**TASK DETAILS:**
Check every line below for the word "with" and show those that hold it.

= = = = = = =

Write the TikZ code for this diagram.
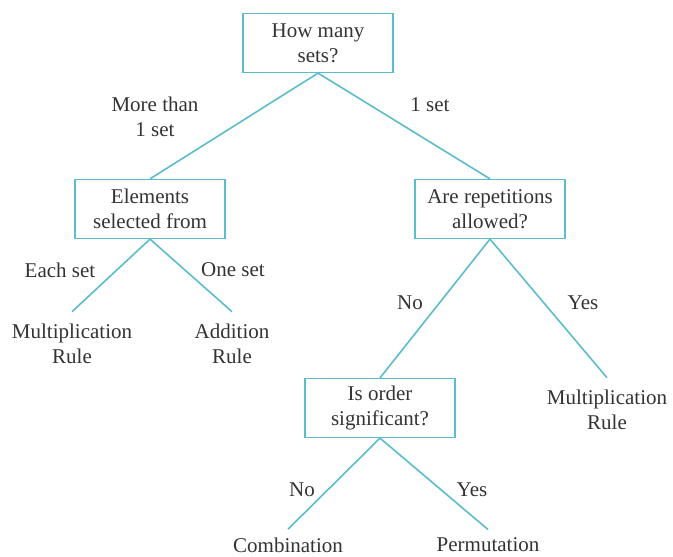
\documentclass[tikz,border=0pt]{standalone}
\usepackage{fontspec}
\setmainfont{Liberation Serif}
\definecolor{branchcol}{HTML}{5BBCCB}
\definecolor{textcol}{HTML}{333333}

\begin{document}
\begin{tikzpicture}[x=0.5pt,y=-0.5pt,
    every node/.style={text=textcol,align=center,font=\fontsize{10.5}{12.5}\selectfont},
    question/.style={draw=branchcol,line width=0.6pt,minimum width=75pt,minimum height=29.5pt},
    answer/.style={inner sep=6pt},
    branch/.style={draw=branchcol,line width=0.8pt}]
    \useasboundingbox (0,0) rectangle (673,556);

    % Questions
    \node[question] (sets) at (318,43) {How many\\sets?};
    \node[question] (elem) at (150,209) {Elements\\selected from};
    \node[question] (rep) at (490,209) {Are repetitions\\allowed?};
    \node[question] (order) at (380,408) {Is order\\significant?};

    % Results
    \node[answer] (multL) at (72,344) {Multiplication\\Rule};
    \node[answer] (add) at (232,344) {Addition\\Rule};
    \node[answer] (multR) at (607,410) {Multiplication\\Rule};
    \node[answer,inner sep=4pt] (comb) at (288,545) {Combination};
    \node[answer,inner sep=4pt] (perm) at (488,545) {Permutation};

    % Branches
    \draw[branch] (sets.south) -- (elem.north);
    \draw[branch] (sets.south) -- (rep.north);
    \draw[branch] (elem.south) -- (multL.north);
    \draw[branch] (elem.south) -- (add.north);
    \draw[branch] (rep.south) -- (order.north);
    \draw[branch] (rep.south) -- (multR.north);
    \draw[branch] (order.south) -- (comb.north);
    \draw[branch] (order.south) -- (perm.north);

    % Branch labels
    \node (lblMore) at (155,117) {More than\\1 set};
    \node (lblOne) at (430,105) {1 set};
    \node (lblEach) at (60,270) {Each set};
    \node (lblOneSet) at (233,270) {One set};
    \node (lblRepNo) at (410,303) {No};
    \node (lblRepYes) at (583,303) {Yes};
    \node (lblOrdNo) at (302,490) {No};
    \node (lblOrdYes) at (472,490) {Yes};
\end{tikzpicture}
\end{document}
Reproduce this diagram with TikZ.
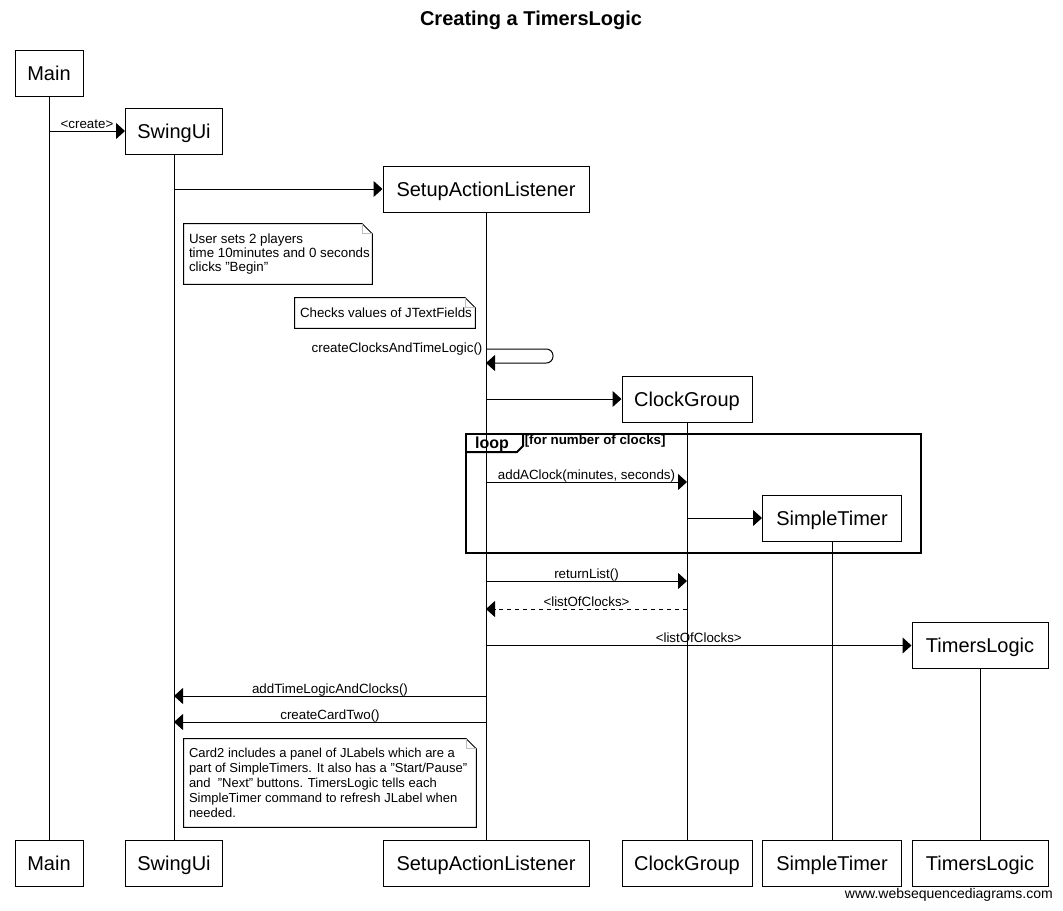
\documentclass[tikz,border=0pt]{standalone}
\usepackage{fontspec}
\setmainfont{Liberation Sans}
\usetikzlibrary{arrows.meta}
\newcommand\dogear[1]{%
  \draw[line width=0.75pt, fill=white] (#1.north west) -- ([xshift=-7.5pt]#1.north east) -- ([yshift=-7.5pt]#1.north east) -- (#1.south east) -- (#1.south west) -- cycle;
  \draw[gray!50, line width=0.75pt] ([xshift=-7.5pt]#1.north east) -- ([xshift=-7.5pt,yshift=-7.5pt]#1.north east) -- ([yshift=-7.5pt]#1.north east);
}
\begin{document}
\begin{tikzpicture}[x=0.75pt,y=-0.75pt,
  pbox/.style={draw, fill=white, line width=0.75pt, minimum height=34.5pt, inner sep=0pt, text height=10.7pt, text depth=0pt, font=\fontsize{15}{18}\selectfont},
  life/.style={line width=0.75pt},
  msg/.style={line width=0.75pt, -{Triangle[length=6.75pt,width=12pt]}},
  ret/.style={msg, dash pattern=on 3pt off 3pt},
  lbl/.style={font=\fontsize{10}{11}\selectfont, inner sep=0pt},
  lblup/.style={lbl, midway, anchor=base, yshift=2pt},
  noteframe/.style={minimum width=#1, inner sep=0pt},
  notetext/.style={font=\fontsize{10}{10.5}\selectfont, align=left, inner sep=0pt, anchor=west},
]
\useasboundingbox (0,0) rectangle (1063,910);

% title
\node[font=\bfseries\fontsize{15}{18}\selectfont] (title) at (531,20) {Creating a TimersLogic};

% participants (top)
\node[pbox, minimum width=51pt] (main) at (49,73) {Main};
\node[pbox, minimum width=72.75pt] (swing) at (174,131) {SwingUi};
\node[pbox, minimum width=154.5pt] (sal) at (486,189) {SetupActionListener};
\node[pbox, minimum width=97.5pt] (cg) at (687,399) {ClockGroup};
\node[pbox, minimum width=104.25pt] (st) at (832,518) {SimpleTimer};
\node[pbox, minimum width=102pt] (tl) at (980,645.5) {TimersLogic};

% participants (bottom)
\node[pbox, minimum width=51pt] (mainB) at (49,863.5) {Main};
\node[pbox, minimum width=72.75pt] (swingB) at (174,863.5) {SwingUi};
\node[pbox, minimum width=154.5pt] (salB) at (486,863.5) {SetupActionListener};
\node[pbox, minimum width=97.5pt] (cgB) at (687,863.5) {ClockGroup};
\node[pbox, minimum width=104.25pt] (stB) at (832,863.5) {SimpleTimer};
\node[pbox, minimum width=102pt] (tlB) at (980,863.5) {TimersLogic};

% lifelines
\draw[life] (main.south) -- (mainB.north);
\draw[life] (swing.south) -- (swingB.north);
\draw[life] (sal.south) -- (salB.north);
\draw[life] (cg.south) -- (cgB.north);
\draw[life] (st.south) -- (stB.north);
\draw[life] (tl.south) -- (tlB.north);

% messages
\draw[msg] (main.south |- 0,131) -- (swing.west) node[lblup] {<create>};
\draw[msg] (swing.south |- 0,189) -- (sal.west);

% note 1
\node[noteframe=141pt, minimum height=45pt] (n1) at (278,254) {};
\dogear{n1}
\node[notetext] (n1t) at ([xshift=3.75pt]n1.west) {User sets 2 players\\time 10minutes and 0 seconds\\clicks "Begin"};

% note 2
\node[noteframe=135pt, minimum height=22.5pt] (n2) at (385,313) {};
\dogear{n2}
\node[notetext] (n2t) at ([xshift=3.75pt]n2.west) {Checks values of JTextFields};

% self message
\coordinate (selfA) at (sal.south |- 0,349);
\coordinate (selfB) at (sal.south |- 0,363);
\draw[msg, rounded corners=5pt] (selfA) -- ++(67,0) -- ++(0,14) -- (selfB);
\node[lbl, anchor=east] (selflbl) at ([xshift=-2.5pt]selfA) {createClocksAndTimeLogic()};

\draw[msg] (sal.south |- 0,399) -- (cg.west);

% loop frame
\node[draw, line width=1.5pt, minimum width=341.25pt, minimum height=89.25pt, inner sep=0pt] (loop) at (693.5,493.5) {};
\draw[line width=1.5pt] (466,452) -- (517,452) -- (523,446) -- (523,434);
\node[font=\bfseries\fontsize{12}{14}\selectfont, inner sep=0pt] (looplbl) at (492,444.5) {loop};
\node[font=\bfseries\fontsize{10}{11}\selectfont, inner sep=0pt, anchor=west] (loopcond) at (524.5,441) {[for number of clocks]};

\draw[msg] (sal.south |- 0,482) -- (cg.south |- 0,482) node[lblup] {addAClock(minutes, seconds)};
\draw[msg] (cg.south |- 0,518) -- (st.west);

\draw[msg] (sal.south |- 0,581) -- (cg.south |- 0,581) node[lblup] {returnList()};
\draw[ret] (cg.south |- 0,609) -- (sal.south |- 0,609) node[lblup] {<listOfClocks>};
\draw[msg] (sal.south |- 0,645.5) -- (tl.west) node[lblup] {<listOfClocks>};
\draw[msg] (sal.south |- 0,696) -- (swing.south |- 0,696) node[lblup] {addTimeLogicAndClocks()};
\draw[msg] (sal.south |- 0,722) -- (swing.south |- 0,722) node[lblup] {createCardTwo()};

% note 3
\node[noteframe=219pt, minimum height=66pt] (n3) at (330,783) {};
\dogear{n3}
\node[notetext, font=\fontsize{9.75}{11.25}\selectfont] (n3t) at ([xshift=3.75pt]n3.west) {Card2 includes a panel of JLabels which are a\\part of SimpleTimers. It also has a "Start/Pause"\\and \ "Next" buttons. TimersLogic tells each\\SimpleTimer command to refresh JLabel when\\needed.};

% watermark
\node[font=\fontsize{10.5}{12}\selectfont, inner sep=0pt, anchor=east] (wm) at (1053,895) {www.websequencediagrams.com};
\end{tikzpicture}
\end{document}
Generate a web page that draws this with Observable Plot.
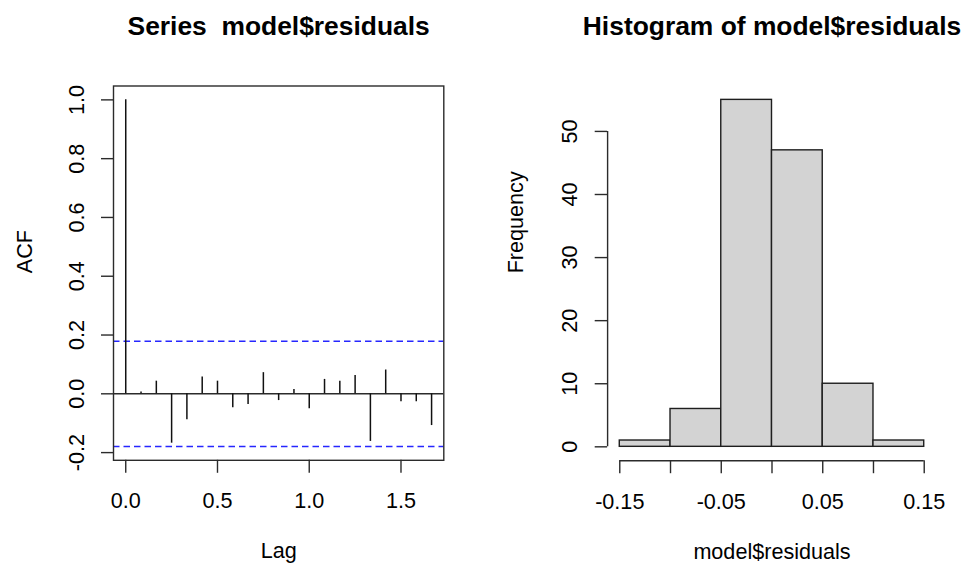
<!DOCTYPE html>
<html><head><meta charset="utf-8">
<script src="https://cdn.jsdelivr.net/npm/d3@7"></script>
<script src="https://cdn.jsdelivr.net/npm/@observablehq/plot@0.6"></script>
<style>
html,body{margin:0;padding:0;background:#fff;}
#wrap{position:relative;width:964px;height:567px;display:flex;overflow:hidden;}
#wrap svg{display:block;flex:none;}
</style></head><body><div id="wrap"></div>
<script>
// ---- ACF panel data ----
const acfTitle = "Series  model$residuals";
const acfXLabel = "Lag";
const acfYLabel = "ACF";
const lags = [0, 0.0833, 0.1667, 0.25, 0.3333, 0.4167, 0.5, 0.5833, 0.6667, 0.75, 0.8333,
              0.9167, 1, 1.0833, 1.1667, 1.25, 1.3333, 1.4167, 1.5, 1.5833, 1.6667];
const acfValues = [1, 0.006, 0.043, -0.168, -0.088, 0.057, 0.043, -0.047, -0.036, 0.072, -0.023,
                   0.015, -0.051, 0.049, 0.043, 0.062, -0.162, 0.081, -0.027, -0.027, -0.108];
const confLimit = 0.179;
const acfXTicks = [0, 0.5, 1, 1.5];
const acfYTicks = [-0.2, 0, 0.2, 0.4, 0.6, 0.8, 1];

// ---- Histogram panel data ----
const histTitle = "Histogram of model$residuals";
const histXLabel = "model$residuals";
const histYLabel = "Frequency";
const histBreaks = [-0.15, -0.1, -0.05, 0, 0.05, 0.1, 0.15];
const histCounts = [1, 6, 55, 47, 10, 1];
const histXLabels = [-0.15, -0.05, 0.05, 0.15];
const histYTicks = [0, 10, 20, 30, 40, 50];

const acfRows = lags.map((lag, i) => ({lag, acf: acfValues[i]}));
const histRows = histCounts.map((count, i) => ({x1: histBreaks[i], x2: histBreaks[i + 1], count}));

const font = "'Liberation Sans', Arial, Helvetica, sans-serif";
const fs = 21.6;
const titleFs = 26.4;
const lineCol = "#2b2b2b";
const style = {fontFamily: font, fontSize: fs + "px", color: "#000", background: "#fff", overflow: "visible"};

const left = Plot.plot({
  width: 482, height: 567,
  marginLeft: 113, marginRight: 38.7, marginTop: 85.5, marginBottom: 107.2,
  x: {domain: [-0.0667, 1.7333]},
  y: {domain: [-0.2262, 1.0472]},
  style,
  marks: [
    Plot.ruleY([confLimit, -confLimit], {stroke: "#2626ff", strokeWidth: 1.4, strokeDasharray: "6.5,4"}),
    Plot.ruleY([0], {stroke: lineCol, strokeWidth: 1.4}),
    Plot.ruleX(acfRows, {x: "lag", y1: 0, y2: "acf", stroke: "#111", strokeWidth: 1.5}),
    Plot.frame({stroke: lineCol, strokeWidth: 1.4}),
    Plot.axisX(acfXTicks, {tickSize: 13, tickPadding: 19.6, tickFormat: d => d.toFixed(1), label: null,
      stroke: lineCol, strokeWidth: 1.4, fontSize: fs, fill: "#000"}),
    Plot.axisY(acfYTicks, {tickSize: 12, tickPadding: 18, tickRotate: -90, tickFormat: d => d.toFixed(1), label: null,
      stroke: lineCol, strokeWidth: 1.4, fontSize: fs, fill: "#000"}),
    Plot.text([acfTitle], {text: d => d, frameAnchor: "top", dy: -51.5, lineAnchor: "bottom",
      fontSize: titleFs, fontWeight: "bold", fill: "#000"}),
    Plot.text([acfXLabel], {text: d => d, frameAnchor: "bottom", dy: 98, lineAnchor: "bottom", fontSize: fs, fill: "#000"}),
    Plot.text([acfYLabel], {text: d => d, frameAnchor: "left", dx: -82, rotate: -90, lineAnchor: "bottom", fontSize: fs, fill: "#000"})
  ]
});

const right = Plot.plot({
  width: 482, height: 567,
  marginLeft: 125.1, marginRight: 28.1, marginTop: 85.5, marginBottom: 106.8,
  x: {domain: [-0.162, 0.162]},
  y: {domain: [-2.2, 57.2]},
  style,
  marks: [
    Plot.rect(histRows, {x1: "x1", x2: "x2", y1: 0, y2: "count", fill: "#d3d3d3", stroke: "#1e1e1e", strokeWidth: 1.4}),
    Plot.ruleX([-0.162], {y1: histYTicks[0], y2: histYTicks[histYTicks.length - 1], stroke: lineCol, strokeWidth: 1.4}),
    Plot.ruleY([-2.2], {x1: histBreaks[0], x2: histBreaks[histBreaks.length - 1], stroke: lineCol, strokeWidth: 1.4}),
    Plot.axisX(histBreaks, {tickSize: 13, tickPadding: 19.6, label: null,
      tickFormat: d => histXLabels.some(v => Math.abs(v - d) < 1e-9) ? d.toFixed(2) : "",
      stroke: lineCol, strokeWidth: 1.4, fontSize: fs, fill: "#000"}),
    Plot.axisY(histYTicks, {tickSize: 12.4, tickPadding: 18.6, tickRotate: -90, tickFormat: d => String(d), label: null,
      stroke: lineCol, strokeWidth: 1.4, fontSize: fs, fill: "#000"}),
    Plot.text([histTitle], {text: d => d, frameAnchor: "top", dy: -51.5, lineAnchor: "bottom",
      fontSize: titleFs, fontWeight: "bold", fill: "#000"}),
    Plot.text([histXLabel], {text: d => d, frameAnchor: "bottom", dy: 98, lineAnchor: "bottom", fontSize: fs, fill: "#000"}),
    Plot.text([histYLabel], {text: d => d, frameAnchor: "left", dx: -85, rotate: -90, lineAnchor: "bottom", fontSize: fs, fill: "#000"})
  ]
});

const wrap = document.getElementById("wrap");
wrap.appendChild(left);
wrap.appendChild(right);
</script>
</body></html>
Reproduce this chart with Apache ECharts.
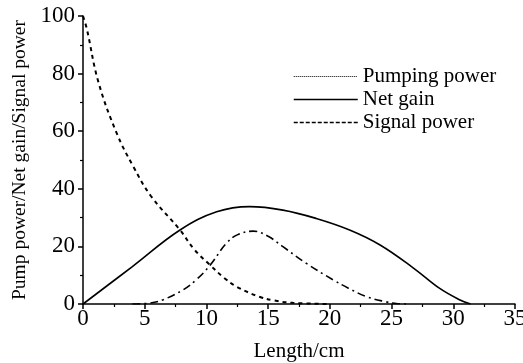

= = = = = = =

**COMPLETE RESPONSE:**
Reproduce this diagram with TikZ.
Generate a web page that draws this with Observable Plot.
Reproduce this chart with Apache ECharts.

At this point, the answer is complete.